Les inquiétudes émergent

Celle-ci n'a néanmoins pas été consultée s'agissant du recueil de données liées aux opinions. Elle a pointé dans l’un de ses avis la définition « particulièrement large » de ces textes, invitant le gouvernement à en préciser les contours. Une requête qui avait été dans un premier temps ignoré mais qui, après coup, sera dorénavant prise en considération, assure le ministre de l’intérieur Gérald Darmanin.

« Ces décrets existaient déjà et n'étendent pas le champ de leur action. C'est un décret sur les enquêtes administratives faites par la Préfecture de police de Paris et la Direction générale de la police nationale et deux décrets de renseignement pour la police et pour la gendarmerie », a-t-il précisé jeudi 10 décembre sur France Info. « Nous avons présenté trois nouveaux décrets à la CNIL, garante de la liberté des données de chacun, et au Conseil d'Etat, garant du droit. Ils ont donné des avis favorables à ces trois décrets », poursuit-il, avant de promettre la clarification des décrets.

La révélation de ces décrets suscite une forte inquiétude dans la société civile. Plusieurs organisations de défense de libertés ont dénoncé l'élargissement du fichage comme La Quadrature du Net, qui a annoncé son intention de contester ces décrets « non seulement dans la rue, chaque samedi au sein de la coordination contre la loi sécurité générale, mais aussi en justice, devant le Conseil d’État ».

Plusieurs députés ont appelé à des explications concernant des « décrets aux implications fondamentales pour les libertés publiques (qui) n'ont pour l'heure fait l'objet d'aucune communication ». « Ce glissement au regard des libertés est surprenant de la part d'un ministère qui, dans un même temps, défend la protection de la vie privée de ses agents de police, que ce soit à travers l'article 24 de la loi “sécurité globale” ou le nouvel article 18 de la loi sur le séparatisme », pointe encore la députée.
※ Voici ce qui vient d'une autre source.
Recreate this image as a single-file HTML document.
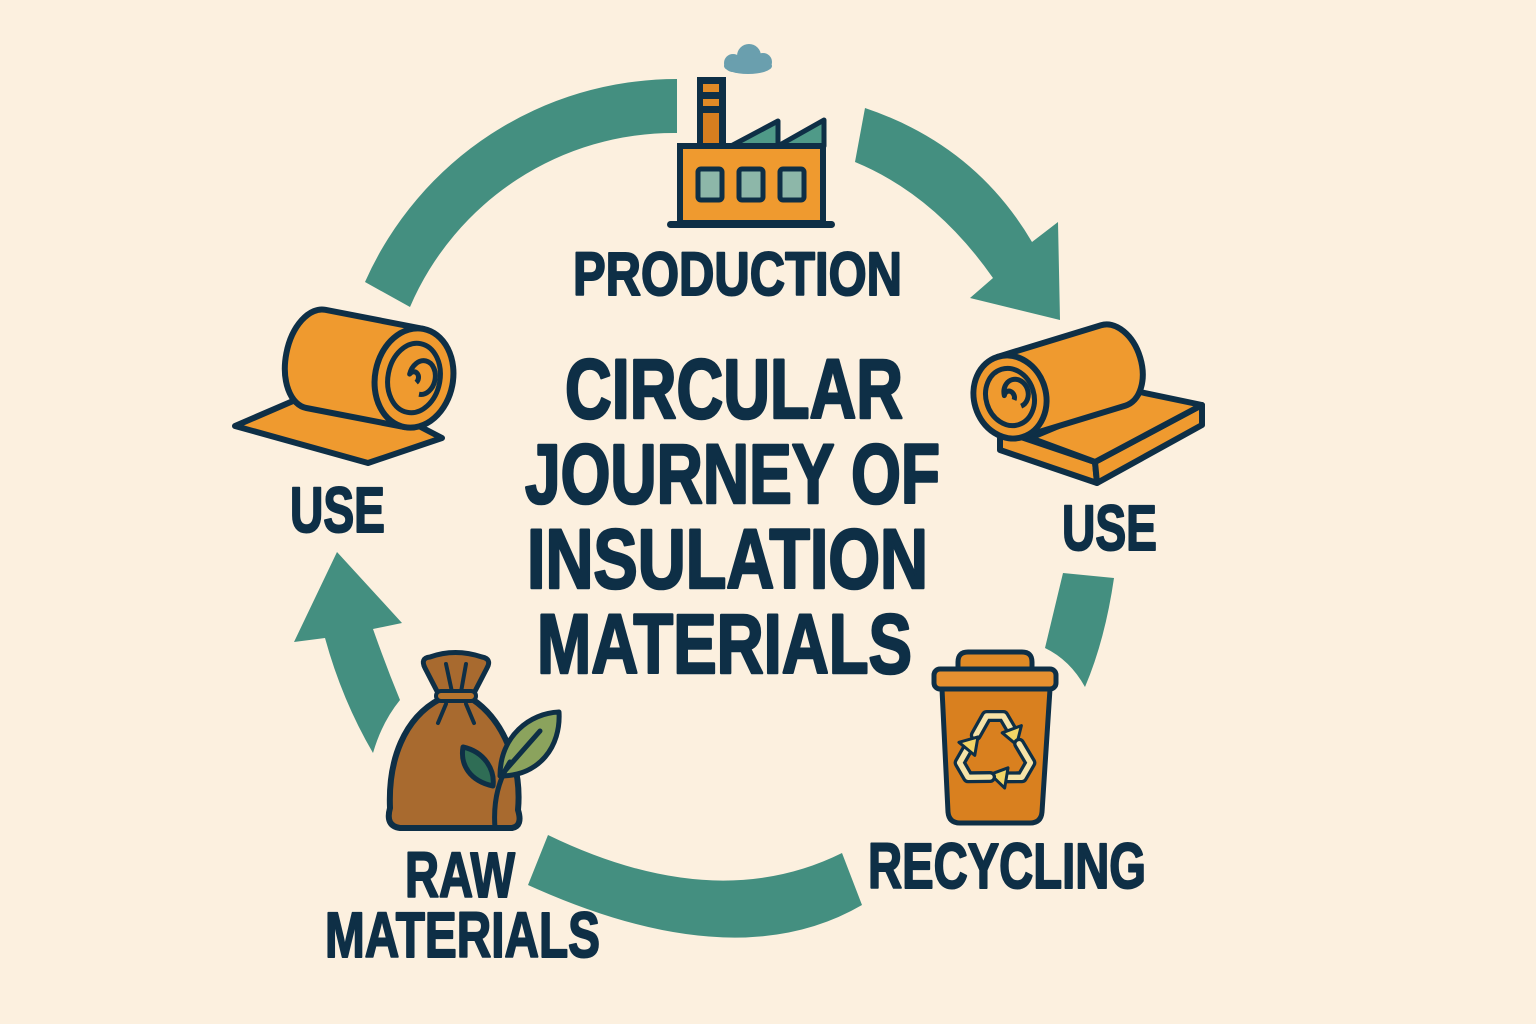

Mise à jour : Début janvier, le Conseil d’État a rejeté le recours en urgence de plusieurs syndicats et associations s'opposant à l'élargissement des fichiers de renseignement aux opinions politiques, aux convictions religieuses ou philosophiques et à l’appartenance syndicale de personnes susceptibles de « porter atteinte à l'intégrité du territoire ou des institutions de la République », faisant craindre aux détracteurs de ces mesures des atteintes aux libertés et des abus dans la surveillance. Néanmoins, la juridiction a estimé que les trois décrets ne portaient pas une « atteinte disproportionnée » à la liberté d’opinion, de conscience et de religion ou à la liberté syndicale.